(3) The Exchange may exercise investigative and enforcement powers for the purposes of enforcing the Exchange's listing rules, including the powers to:
(c) take enforcement action against a Relevant Person including the following;
(i) issuing a private warning to a Relevant Person;
(ii) issuing a public reprimand to a Relevant Person;
(iii) offering a composition sum to an issuer;
(iv) requiring an issuer to appoint special auditors, compliance advisers, legal advisers or other independent professionals for specified purposes;
(v) requiring an issuer to implement an effective education or compliance programme;
(vi) requiring an issuer to appoint independent advisers to minority shareholders;
(vii) requiring an issuer's directors or executive officers to undertake a mandatory education or training programme;
(viii) requiring an issuer to undertake an independent review of internal controls and processes;
(ix) requiring a Relevant Person to perform other remedial action to rectify the consequences of contraventions;
(x) denying an issuer of facilities of the market, prohibiting an issuer from accessing the facilities of the market for a specified period or until fulfilment of specified conditions;
(xi) requiring an issuer to comply with conditions on the activities undertaken by the issuer;
(xii) halting or suspending trading of listed securities of an issuer;
(xiii) removing an issuer from the Official List;
(xiv) suspending or restricting the activities of an issue manager if the integrity of the market may be adversely affected or if the Exchange thinks it necessary in the interests of the public or for the protection of investors.
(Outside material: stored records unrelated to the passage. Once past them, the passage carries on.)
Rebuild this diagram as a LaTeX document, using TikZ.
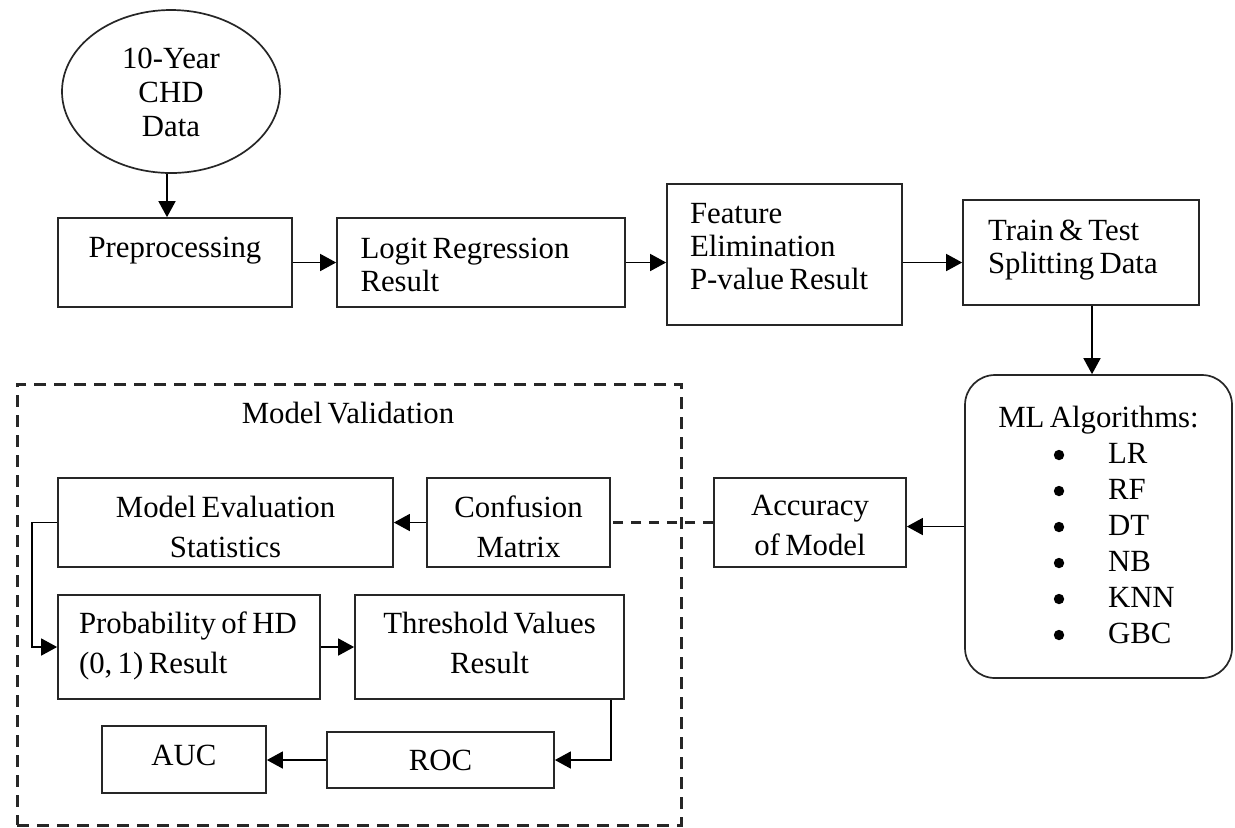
\documentclass[tikz,border=0pt]{standalone}
\usepackage{fontspec}
\setmainfont{Liberation Serif}[WordSpace=0.7]
\usetikzlibrary{arrows.meta,shapes.geometric,calc}
\begin{document}
\begin{tikzpicture}[x=0.5pt,y=-0.5pt,
  box/.style={draw=black!85, line width=0.85pt, rectangle, inner sep=0pt, text height=10pt},
  rbox/.style={box, rounded corners=15pt},
  ell/.style={draw=black!85, line width=0.85pt, ellipse, inner sep=0pt, text height=10pt},
  fa/.style={font=\fontsize{15.4}{16.5}\selectfont},
  fb/.style={font=\fontsize{15.4}{17}\selectfont},
  fc/.style={font=\fontsize{15.4}{18}\selectfont},
  fd/.style={font=\fontsize{15.4}{20}\selectfont},
  arr/.style={draw=black, line width=0.8pt, -{Triangle[length=8pt,width=8.5pt]}},
  dline/.style={draw=black!85, line width=1.2pt, dash pattern=on 5pt off 4pt},
  dbox/.style={draw=black!85, line width=1.5pt, dash pattern=on 6pt off 4pt, rectangle, inner sep=0pt}
]
\fill[white] (0,0) rectangle (1235,827);
\useasboundingbox (0,0) rectangle (1235,827);

% top row
\node[ell, fb, minimum width=109pt, minimum height=81.5pt, text width=60pt, align=flush center, text depth=33.5pt] (data) at (171,91.5) {10-Year\\CHD\\Data};
\node[box, fa, minimum width=117pt, minimum height=44.5pt, text width=117pt, align=flush center, text depth=15.5pt] (pre) at (175,262.5) {Preprocessing};
\node[box, fa, minimum width=144pt, minimum height=44.5pt, text width=120.5pt, align=flush left, text depth=14.5pt] (logit) at (481,262.5) {Logit Regression\\Result};
\node[box, fa, minimum width=117.5pt, minimum height=70.5pt, text width=94.5pt, align=flush left, text depth=41.5pt] (feat) at (784.5,254.5) {Feature\\Elimination\\\mbox{P-value Result}};
\node[box, fa, minimum width=118pt, minimum height=52.5pt, text width=93pt, align=flush left, text depth=22.5pt] (train) at (1081,252.5) {Train \& Test\\Splitting Data};

% ML algorithms
\node[rbox, fc, minimum width=133.5pt, minimum height=151.5pt, text width=133.5pt, align=flush center, text depth=109.5pt] (ml) at (1098.5,526.5) {ML Algorithms:\\
\makebox[98.5pt][l]{\hspace*{54pt}LR}\\
\makebox[98.5pt][l]{\hspace*{54pt}RF}\\
\makebox[98.5pt][l]{\hspace*{54pt}DT}\\
\makebox[98.5pt][l]{\hspace*{54pt}NB}\\
\makebox[98.5pt][l]{\hspace*{54pt}KNN}\\
\makebox[98.5pt][l]{\hspace*{54pt}GBC}};
\foreach \by in {455,491,527,563,599,635}
  \fill[black] (1059,\by) circle (2.6pt);

\node[box, fd, minimum width=96pt, minimum height=44.5pt, text width=96pt, align=flush center, text depth=17.5pt] (acc) at (810,522.5) {Accuracy\\of Model};

% model validation
\node[dbox, minimum width=332pt, minimum height=220.5pt] (valid) at (349,604.5) {};
\node[fa, inner sep=0pt] (vtitle) at (348,413) {Model Validation};

\node[box, fd, minimum width=91.5pt, minimum height=44.5pt, text width=91.5pt, align=flush center, text depth=15.5pt] (conf) at (518.5,522.5) {Confusion\\Matrix};
\node[box, fd, minimum width=167.5pt, minimum height=44.5pt, text width=167.5pt, align=flush center, text depth=15.5pt] (meval) at (225.5,522.5) {Model Evaluation\\Statistics};
\node[box, fd, minimum width=131pt, minimum height=52pt, text width=110pt, align=flush left, text depth=24pt] (prob) at (189,647) {\mbox{Probability of HD}\\(0, 1) Result};
\node[box, fd, minimum width=134.5pt, minimum height=52pt, text width=134.5pt, align=flush center, text depth=24pt] (thr) at (489.5,647) {Threshold Values\\Result};
\node[box, fa, minimum width=113.5pt, minimum height=28pt, text width=113.5pt, align=flush center, text depth=0pt] (roc) at (440.5,760) {ROC};
\node[box, fa, minimum width=82pt, minimum height=33.5pt, text width=82pt, align=flush center, text depth=4.5pt] (auc) at (184,759.5) {AUC};

% connectors
\draw[arr] ([xshift=-2pt]data.south) -- ([xshift=-2pt]data.south |- pre.north);
\draw[arr] (pre.east) -- (logit.west);
\draw[arr] (logit.east) -- (logit.east -| feat.west);
\draw[arr] (feat.east |- logit.east) -- (train.west |- logit.east);
\draw[arr] ([xshift=5.5pt]train.south) -- ([xshift=5.5pt]train.south |- ml.north);
\draw[arr] (ml.west) -- (ml.west -| acc.east);
\draw[dline] (acc.west) -- (acc.west -| conf.east);
\draw[arr] (conf.west) -- (meval.east);
\draw[arr] (meval.west) -- ++(-12.5pt,0) |- (prob.west);
\draw[arr] (prob.east) -- (thr.west);
\draw[arr] ([xshift=-7pt]thr.south east) |- (roc.east);
\draw[arr] (roc.west) -- (roc.west -| auc.east);
\end{tikzpicture}
\end{document}
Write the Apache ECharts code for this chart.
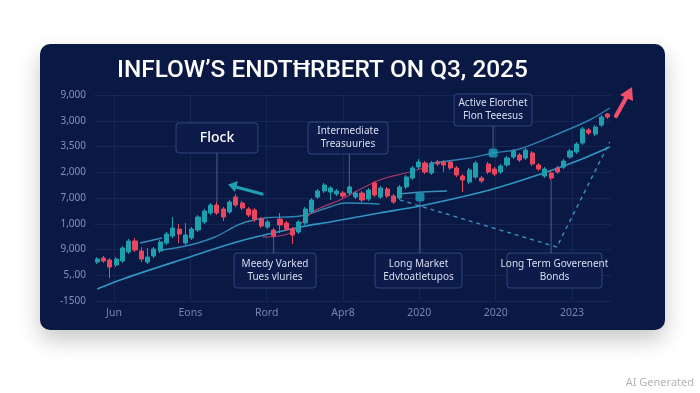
<!DOCTYPE html>
<html>
<head>
<meta charset="utf-8">
<script src="https://cdn.jsdelivr.net/npm/echarts@6/dist/echarts.min.js"></script>
<style>
  html, body { margin: 0; padding: 0; background: #ffffff; }
  #chart { width: 700px; height: 393px; }
</style>
</head>
<body>
<div id="chart"></div>
<script>
// ---- data ----
const titleText = 'INFLOW\u2019S ENDT\u0126RBERT ON Q3, 2025';
const xTickLabels = ['Jun', 'Eons', 'Rord', 'Apr8', '2020', '2020', '2023'];
const yTickLabels = ['-1500', '5,.00', '9,000', '1,000', '7,000', '2,000', '3,500', '3,000', '9,000'];

// candles: [open, close, low, high]
const candles = [
  [39,42,37,44],[43,40,38,45],[41,34,23,43],[36,42,34,44],[40,53,38,55],
  [49,60,47,62],[60,51,49,63],[50,42,39,54],[39,44,37,53],[45,52,43,54],
  [50,59,48,61],[58,67,56,69],[65,73,63,84],[72,67,58,77],[58,66,56,78],
  [63,72,61,74],[71,84,69,86],[79,90,77,92],[88,96,86,98],[96,88,86,99],
  [92,84,80,94],[89,99,87,101],[104,96,94,107],[98,93,91,100],[92,86,84,94],
  [91,82,79,93],[82,75,73,84],[74,79,72,81],[71,65,63,73],[82,76,68,88],
  [78,72,70,80],[72,66,57,74],[69,79,67,81],[78,92,76,94],[89,101,87,103],
  [104,110,102,112],[110,116,108,118],[109,113,101,115],[107,110,105,112],[108,105,103,110],
  [108,114,106,116],[104,108,102,110],[108,101,99,110],[102,111,100,113],[118,106,104,120],
  [104,113,102,115],[112,105,103,114],[105,99,97,107],[103,114,101,116],[114,124,112,126],
  [123,133,121,135],[134,139,132,142],[138,129,127,140],[128,138,126,140],[139,137,135,141],
  [139,136,129,141],[139,133,131,141],[133,126,124,135],[125,121,109,127],[119,131,117,133],
  [124,138,122,140],[123,120,118,125],[137,129,127,139],[132,127,125,134],[129,135,127,137],
  [136,143,134,145],[144,150,142,152],[146,141,139,148],[143,151,141,153],[148,137,135,150],
  [136,132,130,138],[125,132,123,134],[128,123,121,130],[133,129,127,135],[134,140,132,142],
  [144,150,142,152],[149,157,147,159],[158,172,156,174],[171,168,166,173],[167,174,165,176],
  [176,184,174,186],[187,184,182,188]
];

// trend lines: [candle position, value]
const lineLower = [[0,12],[4.1,22],[13.2,41],[22.7,60],[32.2,74],[36.9,79],[44.8,88],[51.2,95],[59.1,106],[63.9,114],[71.3,129],[76.5,141],[81.3,154]];
const lineMidShort = [[6.8,58],[10.3,63]];
const lineMid = [[10.3,51],[14.7,56],[18.7,64],[22.7,77],[26.6,83],[32.2,85],[36.9,94],[39.3,98],[44.8,97]];
const lineMidLate = [[48,107],[51.6,109],[55.5,110]];
const linePink = [[26.3,64],[30.6,68],[34.2,89],[38.5,101],[44.8,121],[49.6,129],[53.1,136]];
const lineUpper = [[53.1,138],[59.1,143],[62.8,148],[67,152],[73.4,168],[78.1,181],[81.3,193]];
const lineDashed = [[48,101],[72.9,54],[81.3,159]];
const markerPoints = [[51.2,104],[62.8,148]];

// annotations: text lines and the point each one points at
const annotations = [
  { lines: ['Flock'], anchor: [19, 99], size: 14 },
  { lines: ['Intermediate', 'Treasuuries'], anchor: [40, 113], size: 10 },
  { lines: ['Active Elorchet', 'Flon Teeesus'], anchor: [62.8, 148], size: 10 },
  { lines: ['Meedy Varked', 'Tues vluries'], anchor: [28, 63], size: 10 },
  { lines: ['Long Market', 'Edvtoatletupos'], anchor: [51.2, 104], size: 10 },
  { lines: ['Long Term Goverenent', 'Bonds'], anchor: [72, 121], size: 10 }
];
// box layout (x, y, w, h) for the annotations above
const annotationBoxes = [
  [176, 123, 82, 30], [308, 122, 80, 32], [454, 94, 78, 32],
  [234, 253, 82, 35], [375, 253, 87, 35], [507, 253, 95, 35]
];

// ---- chart ----
const yStep = 25.75;
const chart = echarts.init(document.getElementById('chart'), null, { renderer: 'canvas' });
const FONT = '"Noto Sans", "Open Sans", sans-serif';
const gridCol = 'rgba(70,100,165,0.18)';
const lineSeries = (data, color, width, extra) => Object.assign({
  type: 'line', xAxisIndex: 1, yAxisIndex: 0, data: data, smooth: 0.35,
  symbol: 'none', lineStyle: { color: color, width: width }, z: 3, silent: true
}, extra || {});

const option = {
  backgroundColor: '#ffffff',
  animation: false,
  grid: [
    { left: 94, right: 89, top: 95, bottom: 92 },
    { left: 114, right: 128, top: 95, bottom: 92 }
  ],
  xAxis: [
    { type: 'category', gridIndex: 0, data: candles.map((_, i) => String(i)), boundaryGap: true,
      axisLine: { show: false }, axisTick: { show: false }, axisLabel: { show: false }, splitLine: { show: false } },
    { type: 'value', gridIndex: 0, min: -0.5, max: candles.length - 0.5, show: false },
    { type: 'category', gridIndex: 1, data: xTickLabels, boundaryGap: false,
      axisLine: { show: false }, axisTick: { show: false },
      axisLabel: { interval: 0, color: '#7385b3', fontSize: 10.5, fontFamily: FONT, margin: 7 },
      splitLine: { show: true, lineStyle: { color: gridCol, width: 1 } } }
  ],
  yAxis: [
    { type: 'value', gridIndex: 0, min: 0, max: yStep * 8, interval: yStep,
      axisLine: { show: false }, axisTick: { show: false },
      axisLabel: { color: '#8391bb', fontSize: 10, fontFamily: FONT, margin: 8,
        formatter: v => yTickLabels[Math.round(v / yStep)] || '' },
      splitLine: { show: true, lineStyle: { color: gridCol, width: 1 } } },
    { type: 'value', gridIndex: 1, min: 0, max: 1, show: false }
  ],
  series: [
    lineSeries(lineLower, '#2f97c4', 1.6),
    lineSeries(lineMidShort, '#3a8fb8', 1.3),
    lineSeries(lineMid, '#2f86b3', 1.4),
    lineSeries(lineMidLate, '#3a8fb8', 1.3),
    lineSeries(linePink, '#a8386a', 1.3),
    lineSeries(lineUpper, '#2f7fb0', 1.4),
    lineSeries(lineDashed, '#3c8fc0', 1.4, { smooth: false, lineStyle: { color: '#3c8fc0', width: 1.4, type: [4, 4] } }),
    { type: 'candlestick', xAxisIndex: 0, yAxisIndex: 0, data: candles, barWidth: 4.6, z: 4,
      itemStyle: { color: '#1d9fae', color0: '#e9475f', borderColor: '#1d9fae', borderColor0: '#e9475f', borderWidth: 1 } },
    { type: 'scatter', xAxisIndex: 1, yAxisIndex: 0, data: markerPoints, symbol: 'roundRect',
      symbolSize: [9, 9], itemStyle: { color: '#1aa3b9' }, z: 6, silent: true }
  ],
  graphic: []
};
chart.setOption(option);

// decorative layer: panel, title, annotation boxes + connectors, arrows
const g = [];
g.push({ type: 'rect', z: -10, shape: { x: 40, y: 44, width: 625, height: 286, r: 10 },
  style: { fill: '#0a1844', shadowBlur: 22, shadowColor: 'rgba(0,0,0,0.22)', shadowOffsetY: 10 } });
g.push({ type: 'text', z: 10, x: 117, y: 71,
  style: { text: titleText, fill: '#ffffff', font: '500 24.4px Roboto, ' + FONT, textVerticalAlign: 'middle', textAlign: 'left' } });

annotations.forEach((a, i) => {
  const [bx, by, bw, bh] = annotationBoxes[i];
  const p = chart.convertToPixel({ xAxisIndex: 1, yAxisIndex: 0 }, a.anchor);
  const below = by > p[1];
  g.push({ type: 'line', z: 5, shape: { x1: p[0], y1: p[1], x2: p[0], y2: below ? by : by + bh },
    style: { stroke: 'rgba(120,145,195,0.6)', lineWidth: 1 } });
  g.push({ type: 'rect', z: 20, shape: { x: bx, y: by, width: bw, height: bh, r: 3 },
    style: { fill: '#0c1b4a', stroke: 'rgba(95,125,185,0.45)', lineWidth: 1 } });
  const lh = a.size + 3;
  const y0 = by + bh / 2 - (a.lines.length - 1) * lh / 2;
  a.lines.forEach((t, k) => {
    g.push({ type: 'text', z: 21, x: bx + bw / 2, y: y0 + k * lh,
      style: { text: t, fill: a.size > 12 ? '#ffffff' : '#d8def0', font: (a.size > 12 ? '500 ' : '') + a.size + 'px ' + FONT,
        textAlign: 'center', textVerticalAlign: 'middle' } });
  });
});

// teal arrow pointing left
g.push({ type: 'line', z: 8, shape: { x1: 262, y1: 194, x2: 236, y2: 187 },
  style: { stroke: '#1e9fb3', lineWidth: 3.2, lineCap: 'round' } });
g.push({ type: 'polygon', z: 8, shape: { points: [[228, 184.5], [238, 181], [235, 192]] },
  style: { fill: '#1e9fb3' } });
// red arrow pointing up-right
g.push({ type: 'line', z: 8, shape: { x1: 616, y1: 116, x2: 626, y2: 98 },
  style: { stroke: '#f0506a', lineWidth: 4.2, lineCap: 'round' } });
g.push({ type: 'polygon', z: 8, shape: { points: [[632, 87], [633, 101], [620, 95]] },
  style: { fill: '#f0506a' } });

g.push({ type: 'text', z: 10, x: 694, y: 383,
  style: { text: 'AI Generated', fill: '#b5b5b5', font: '11px ' + FONT, textAlign: 'right', textVerticalAlign: 'middle' } });

chart.setOption({ graphic: g });
</script>
</body>
</html>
The Exchange will refer the matter to the Disciplinary Committee within 14 days from the date of suspension or restriction, whereupon the Disciplinary Committee will determine if the suspension or restriction should be lifted or should be continued for a specified period not exceeding 3 years;
(xv) imposing conditions on the accreditation of an issue manager;
(xvi) requiring an issuer to obtain the prior approval of the Exchange, for a period not exceeding 3 years, for the appointment or reappointment of a director or an executive officer;
(xvii) prohibiting any issuer for a period not exceeding 3 years from appointing or reappointing the director or executive officer, as a director or executive officer, or both;
(xviii) requiring the resignation of the director or executive officer from an existing position with any issuer listed on the Exchange;
(xix) objecting to the appointments or reappointments of individual directors or executive officers in any issuer for a period not exceeding 3 years; and
(xx) imposing any other requirements on a Relevant Person which the Exchange considers appropriate.